Policy interventions have played a critical role in strengthening the sector, particularly in electric mobility. Government initiatives such as the Production-Linked Incentive (PLI) scheme for automobiles and auto components, the PLI scheme for advanced chemistry cell battery storage, PM E-DRIVE and the PM e-Bus Sewa Payment Security Mechanism have accelerated electric vehicle adoption and strengthened the domestic EV ecosystem.

The Scheme to Promote Manufacturing of Electric Passenger Cars in India (SMEC), notified in March 2024, is also helping attract global investments and position India as a manufacturing destination for electric cars, the Survey noted.
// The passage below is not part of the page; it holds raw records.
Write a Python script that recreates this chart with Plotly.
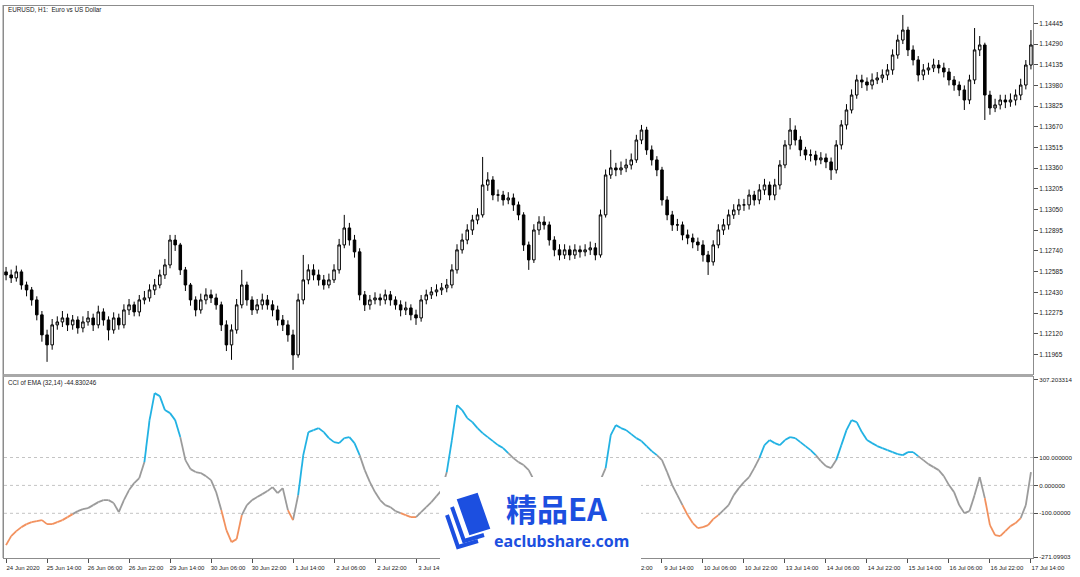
import plotly.graph_objects as go

W, H = 1080, 577

# ---------------- data ----------------
# H1 bar index (hours since first bar), sampled every 2 bars
bar_index = list(range(0, 401, 2))

# prices in points (1e-5)
first_open_pts = 112583
close_pts = [
    112560, 112538, 112583, 112485, 112448, 112373, 112261, 112111, 112036, 112186,
    112208, 112238, 112186, 112223, 112163, 112208, 112238, 112186, 112283, 112223,
    112148, 112238, 112186, 112298, 112336, 112283, 112373, 112388, 112448, 112485,
    112560, 112635, 112822, 112785, 112598, 112485, 112373, 112298, 112373, 112411,
    112388, 112336, 112186, 112036, 112148, 112336, 112485, 112373, 112298, 112336,
    112373, 112336, 112298, 112223, 112186, 112111, 111961, 112373, 112523, 112598,
    112560, 112523, 112485, 112523, 112598, 112785, 112912, 112822, 112733, 112411,
    112336, 112373, 112388, 112373, 112411, 112373, 112336, 112298, 112313, 112261,
    112238, 112373, 112411, 112433, 112448, 112463, 112485, 112598, 112748, 112822,
    112897, 112972, 113010, 113234, 113272, 113159, 113159, 113122, 113137, 113085,
    113010, 112785, 112673, 112897, 112957, 112935, 112822, 112748, 112710, 112748,
    112710, 112748, 112733, 112748, 112763, 112710, 113010, 113309, 113362, 113347,
    113362, 113384, 113422, 113571, 113646, 113497, 113422, 113347, 113122, 113010,
    112935, 112935, 112860, 112837, 112807, 112785, 112710, 112658, 112785, 112897,
    112935, 113010, 113047, 113085, 113085, 113159, 113122, 113197, 113234, 113159,
    113234, 113384, 113534, 113646, 113571, 113497, 113459, 113459, 113422, 113437,
    113407, 113347, 113534, 113684, 113796, 113908, 114021, 114006, 113983, 114021,
    114036, 114058, 114096, 114208, 114320, 114395, 114246, 114171, 114058, 114096,
    114111, 114133, 114111, 114081, 114021, 113983, 113946, 113871, 114021, 114246,
    114283, 113908, 113811, 113834, 113871, 113856, 113871, 113908, 113983, 114133,
    114283,
]
high_pts = [
    112620, 112600, 112630, 112600, 112510, 112470, 112400, 112290, 112150, 112230,
    112250, 112290, 112270, 112260, 112250, 112250, 112290, 112270, 112330, 112310,
    112250, 112280, 112270, 112340, 112380, 112360, 112410, 112440, 112490, 112530,
    112600, 112680, 112860, 112860, 112800, 112620, 112500, 112400, 112420, 112460,
    112450, 112420, 112360, 112220, 112190, 112380, 112598, 112510, 112400, 112380,
    112420, 112410, 112370, 112330, 112260, 112220, 112150, 112420, 112710, 112640,
    112640, 112600, 112560, 112570, 112640, 112830, 113010, 112950, 112860, 112760,
    112440, 112410, 112430, 112420, 112450, 112440, 112400, 112370, 112360, 112340,
    112300, 112410, 112450, 112470, 112490, 112500, 112530, 112640, 112790, 112870,
    112940, 113010, 113060, 113444, 113330, 113300, 113200, 113190, 113180, 113170,
    113110, 113030, 112810, 112940, 113000, 113000, 112960, 112850, 112790, 112790,
    112780, 112790, 112780, 112790, 112810, 112800, 113050, 113350, 113497, 113400,
    113410, 113430, 113470, 113610, 113684, 113670, 113530, 113450, 113370, 113150,
    113040, 112980, 112960, 112900, 112870, 112840, 112820, 112740, 112820, 112940,
    112980, 113050, 113090, 113130, 113130, 113200, 113190, 113240, 113280, 113260,
    113280, 113420, 113570, 113736, 113680, 113600, 113520, 113500, 113490, 113480,
    113470, 113440, 113570, 113720, 113840, 113950, 114060, 114060, 114040, 114070,
    114080, 114100, 114140, 114250, 114360, 114508, 114420, 114280, 114200, 114140,
    114150, 114180, 114170, 114150, 114110, 114050, 114010, 113980, 114060, 114410,
    114350, 114300, 113940, 113880, 113910, 113910, 113920, 113950, 114030, 114170,
    114395,
]
low_pts = [
    112520, 112500, 112510, 112450, 112400, 112330, 112220, 112060, 111909, 112000,
    112150, 112170, 112140, 112150, 112120, 112130, 112180, 112140, 112160, 112180,
    112070, 112120, 112150, 112160, 112260, 112250, 112250, 112340, 112360, 112410,
    112460, 112530, 112610, 112740, 112560, 112440, 112330, 112250, 112270, 112340,
    112350, 112300, 112140, 111990, 111924, 112120, 112310, 112330, 112260, 112270,
    112300, 112300, 112250, 112180, 112140, 112060, 111849, 111940, 112340, 112490,
    112520, 112480, 112450, 112460, 112500, 112570, 112760, 112780, 112690, 112370,
    112290, 112300, 112340, 112330, 112340, 112330, 112300, 112250, 112260, 112220,
    112186, 112210, 112340, 112380, 112400, 112410, 112430, 112460, 112570, 112720,
    112790, 112860, 112940, 112990, 113190, 113120, 113110, 113080, 113090, 113040,
    112970, 112740, 112598, 112650, 112860, 112900, 112780, 112700, 112670, 112680,
    112670, 112680, 112690, 112700, 112710, 112670, 112690, 112990, 113280, 113300,
    113310, 113330, 113350, 113400, 113540, 113460, 113380, 113300, 113080, 112970,
    112890, 112890, 112820, 112790, 112760, 112740, 112660, 112560, 112630, 112760,
    112860, 112900, 112980, 113010, 113040, 113050, 113080, 113090, 113160, 113120,
    113120, 113200, 113360, 113500, 113530, 113450, 113420, 113410, 113380, 113390,
    113360, 113272, 113320, 113500, 113650, 113770, 113880, 113960, 113940, 113950,
    113990, 114000, 114020, 114060, 114180, 114290, 114200, 114130, 114010, 114020,
    114060, 114080, 114070, 114040, 113980, 113940, 113900, 113796, 113840, 113990,
    114200, 113721, 113760, 113780, 113800, 113810, 113820, 113830, 113870, 113950,
    114100,
]
open_pts = [first_open_pts] + close_pts[:-1]

# CCI of EMA (32,14) values
cci = [
    -214.0, -181.7, -163.8, -149.5, -138.7, -131.5, -128.0, -124.4, -138.7, -138.7,
    -131.5, -124.4, -113.6, -102.9, -92.1, -84.9, -81.4, -70.6, -59.9, -52.7,
    -52.7, -63.4, -95.7, -52.7, -16.8, 8.2, 26.2, 83.5, 234.0, 330.8,
    320.0, 269.9, 259.1, 234.0, 173.1, 90.7, 58.4, 47.7, 44.1, 33.3,
    19.0, -24.0, -88.5, -160.2, -203.2, -192.5, -106.4, -70.6, -52.7, -41.9,
    -31.2, -20.4, -6.1, -27.6, -9.7, -88.5, -124.4, -34.8, 108.6, 191.0,
    198.2, 205.4, 191.0, 169.5, 155.2, 151.6, 169.5, 173.1, 151.6, 108.6,
    54.8, 11.8, -24.0, -52.7, -70.6, -77.8, -92.1, -99.3, -106.4, -113.6,
    -113.6, -95.7, -77.8, -59.9, -38.3, -16.8, 47.7, 162.4, 287.8, 269.9,
    241.2, 226.9, 205.4, 187.4, 173.1, 158.8, 144.4, 133.7, 115.8, 97.8,
    83.5, 72.8, 54.8, 19.0, -16.8, -41.9, -59.9, -74.2, -81.4, -84.9,
    -81.4, -70.6, -52.7, -34.8, -16.8, 1.1, 19.0, 62.0, 180.3, 216.1,
    205.4, 198.2, 183.9, 169.5, 158.8, 140.9, 122.9, 108.6, 90.7, 47.7,
    1.1, -34.8, -70.6, -106.4, -135.1, -153.0, -149.5, -142.3, -120.8, -106.4,
    -88.5, -70.6, -34.8, -9.7, 11.8, 29.7, 62.0, 97.8, 144.4, 162.4,
    151.6, 144.4, 162.4, 173.1, 169.5, 155.2, 140.9, 126.5, 108.6, 87.1,
    69.2, 62.0, 90.7, 144.4, 198.2, 234.0, 226.9, 191.0, 162.4, 151.6,
    140.9, 133.7, 126.5, 119.3, 112.2, 108.6, 119.3, 119.3, 105.0, 90.7,
    76.3, 65.6, 54.8, 33.3, 1.1, -24.0, -70.6, -99.3, -92.1, -34.8,
    29.7, -45.5, -142.3, -178.1, -181.7, -163.8, -145.9, -135.1, -117.2, -70.6,
    47.7,
]
cci_levels = [100, 0, -100]

time_labels = [
    "24 Jun 2020", "25 Jun 14:00", "26 Jun 06:00", "26 Jun 22:00", "29 Jun 14:00",
    "30 Jun 06:00", "30 Jun 22:00", "1 Jul 14:00", "2 Jul 06:00", "2 Jul 22:00",
    "3 Jul 14:00", "6 Jul 06:00", "6 Jul 22:00", "7 Jul 14:00", "8 Jul 06:00",
    "8 Jul 22:00", "9 Jul 14:00", "10 Jul 06:00", "10 Jul 22:00", "13 Jul 14:00",
    "14 Jul 06:00", "14 Jul 22:00", "15 Jul 14:00", "16 Jul 06:00", "16 Jul 22:00",
    "17 Jul 14:00",
]
label_bars = [16 * k for k in range(len(time_labels))]

price_ticks = ["1.11965", "1.12120", "1.12275", "1.12430", "1.12585", "1.12740",
               "1.12895", "1.13050", "1.13205", "1.13360", "1.13515", "1.13670",
               "1.13825", "1.13980", "1.14135", "1.14290", "1.14445"]
cci_tick_vals = [379, 100, 0, -100, -257]
cci_tick_text = ["307.203314", "100.000000", "0.000000", "-100.00000", "-271.09903"]

# ---------------- helpers (layout only) ----------------
def X(px):
    return px / W

def Y(py):
    return 1 - py / H

FONT = "Liberation Sans"
AX = "#8c8c8c"
TXT = "#1a1a1a"
BLUE, GRAY, ORANGE = "#22b2e3", "#9b9b9b", "#f2915e"

fig = go.Figure()

fig.add_trace(go.Candlestick(
    x=bar_index,
    open=[v / 1e5 for v in open_pts], high=[v / 1e5 for v in high_pts],
    low=[v / 1e5 for v in low_pts], close=[v / 1e5 for v in close_pts],
    increasing=dict(line=dict(color="#000000", width=1), fillcolor="#ffffff"),
    decreasing=dict(line=dict(color="#000000", width=1), fillcolor="#000000"),
    whiskerwidth=0, showlegend=False, hoverinfo="skip",
    xaxis="x", yaxis="y",
))

# CCI colored line: each segment takes the colour of its end bar
def seg_color(v):
    if v > 100:
        return BLUE
    if v < -100:
        return ORANGE
    return GRAY

for col in (GRAY, BLUE, ORANGE):
    xs, ys = [], []
    for i in range(1, len(cci)):
        if seg_color(cci[i]) == col:
            xs += [bar_index[i - 1], bar_index[i], None]
            ys += [cci[i - 1], cci[i], None]
    fig.add_trace(go.Scatter(x=xs, y=ys, mode="lines",
                             line=dict(color=col, width=1.8),
                             showlegend=False, hoverinfo="skip",
                             xaxis="x2", yaxis="y2"))

xr = [-0.8, 400.8]
dom_x = [X(4), X(1033)]

fig.update_layout(
    width=W, height=H, margin=dict(l=0, r=0, t=0, b=0, autoexpand=False),
    paper_bgcolor="white", plot_bgcolor="white",
    font=dict(family=FONT, size=6.5, color=TXT),
    xaxis=dict(domain=dom_x, range=xr, anchor="y", showline=True, mirror=True,
               linecolor=AX, linewidth=1, showgrid=False, zeroline=False,
               showticklabels=False, ticks="", automargin=False,
               rangeslider=dict(visible=False)),
    yaxis=dict(domain=[Y(374), Y(6)], range=[1.11818, 1.14575], anchor="x",
               side="right", showline=True, mirror=True, linecolor=AX, linewidth=1,
               showgrid=False, zeroline=False, ticks="outside", ticklen=4,
               tickcolor="#505050", tickvals=[float(t) for t in price_ticks],
               ticktext=price_ticks, tickfont=dict(size=6.5, color=TXT),
               automargin=False),
    xaxis2=dict(domain=dom_x, range=xr, anchor="y2", matches="x", showline=True,
                mirror=True, linecolor=AX, linewidth=1, showgrid=False,
                zeroline=False, ticks="outside", ticklen=4, tickcolor="#505050",
                tickvals=label_bars, ticktext=time_labels, showticklabels=True,
                ticklabelshift=17, ticklabelstandoff=0, automargin=False,
                tickfont=dict(size=6, color=TXT)),
    yaxis2=dict(domain=[Y(558), Y(377)], range=[-260.2, 388.5], anchor="x2",
                side="right", showline=True, mirror=True, linecolor=AX, linewidth=1,
                showgrid=False, zeroline=False, ticks="outside", ticklen=4,
                tickcolor="#505050", tickvals=cci_tick_vals, ticktext=cci_tick_text,
                tickfont=dict(size=6.2, color=TXT), automargin=False),
)

shapes = []
# level lines of the indicator window
for lv in cci_levels:
    shapes.append(dict(type="line", xref="x2 domain", yref="y2", x0=0, x1=1,
                       y0=lv, y1=lv, line=dict(color="#c4c4c4", width=1, dash="dot"),
                       layer="below"))
# window separator
shapes.append(dict(type="rect", xref="paper", yref="paper", x0=X(3), x1=X(1033),
                   y0=Y(377), y1=Y(374), fillcolor="#a8a8a8", line=dict(width=0)))
# outer frame left
shapes.append(dict(type="line", xref="paper", yref="paper", x0=X(3), x1=X(3),
                   y0=Y(558), y1=Y(5), line=dict(color=AX, width=1)))

# watermark panel
shapes.append(dict(type="rect", xref="paper", yref="paper", x0=X(440), x1=X(641),
                   y0=0, y1=Y(477), fillcolor="white", line=dict(width=0),
                   layer="above"))
WM = "#1c4fe0"
def poly(pts):
    return "M " + " L ".join(f"{X(a):.5f},{Y(b):.5f}" for a, b in pts) + " Z"
def pline(pts):
    return "M " + " L ".join(f"{X(a):.5f},{Y(b):.5f}" for a, b in pts)
shapes.append(dict(type="path", xref="paper", yref="paper",
                   path=poly([(458, 500), (477, 494), (489, 528), (470, 534)]),
                   fillcolor=WM, line=dict(color=WM, width=2), layer="above"))
shapes.append(dict(type="path", xref="paper", yref="paper",
                   path=pline([(452, 507), (464, 541), (484, 535)]),
                   line=dict(color=WM, width=4), layer="above"))
shapes.append(dict(type="path", xref="paper", yref="paper",
                   path=pline([(447, 515), (458, 547), (478, 541)]),
                   line=dict(color=WM, width=4), layer="above"))

annotations = []
annotations.append(dict(x=X(6), y=Y(10), xref="paper", yref="paper",
                        text="EURUSD, H1:  Euro vs US Dollar", showarrow=False,
                        xanchor="left", yanchor="middle",
                        font=dict(size=6.3, color=TXT)))
annotations.append(dict(x=X(6), y=Y(383), xref="paper", yref="paper",
                        text="CCI of EMA (32,14) -44.830246", showarrow=False,
                        xanchor="left", yanchor="middle",
                        font=dict(size=6.3, color=TXT)))
annotations.append(dict(x=X(556), y=Y(507), xref="paper", yref="paper",
                        text="<b>精品EA</b>", showarrow=False,
                        xanchor="center", yanchor="middle",
                        font=dict(family="Noto Sans CJK SC", size=31, color=WM)))
annotations.append(dict(x=X(561), y=Y(541), xref="paper", yref="paper",
                        text="<b>eaclubshare.com</b>", showarrow=False,
                        xanchor="center", yanchor="middle",
                        font=dict(family="Noto Sans", size=16, color=WM)))

fig.update_layout(shapes=shapes, annotations=annotations)

fig.write_html("out.html", config={"displayModeBar": False},
               post_script="document.body.style.margin='0px';"
                           "document.body.style.overflow='hidden';")
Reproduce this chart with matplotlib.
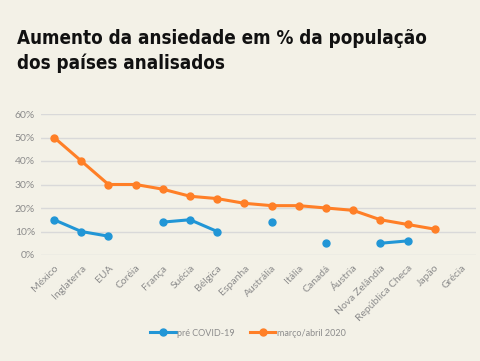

GST reforms to boost demand and manufacturing

The Survey highlighted the impact of tax reforms on the automotive sector. GST on small cars, motorcycles up to 350 cc and three-wheelers has been reduced to 18 per cent from 28 per cent. Buses, trucks and ambulances have also been brought under the 18 per cent slab. A uniform 18 per cent GST rate on auto parts has been introduced, while luxury cars and motorcycles above 350 cc are taxed at 40 per cent, with cess on luxury cars removed.
The Survey said these targeted GST rate reductions are expected to boost demand, improve trade competitiveness and strengthen India’s automotive manufacturing base.

Overall, the Economic Survey 2026 underlined that the automobile industry remains a key driver of India’s economic transformation, with structural reforms, rising exports and rapid electrification expected to shape the sector’s next phase of growth.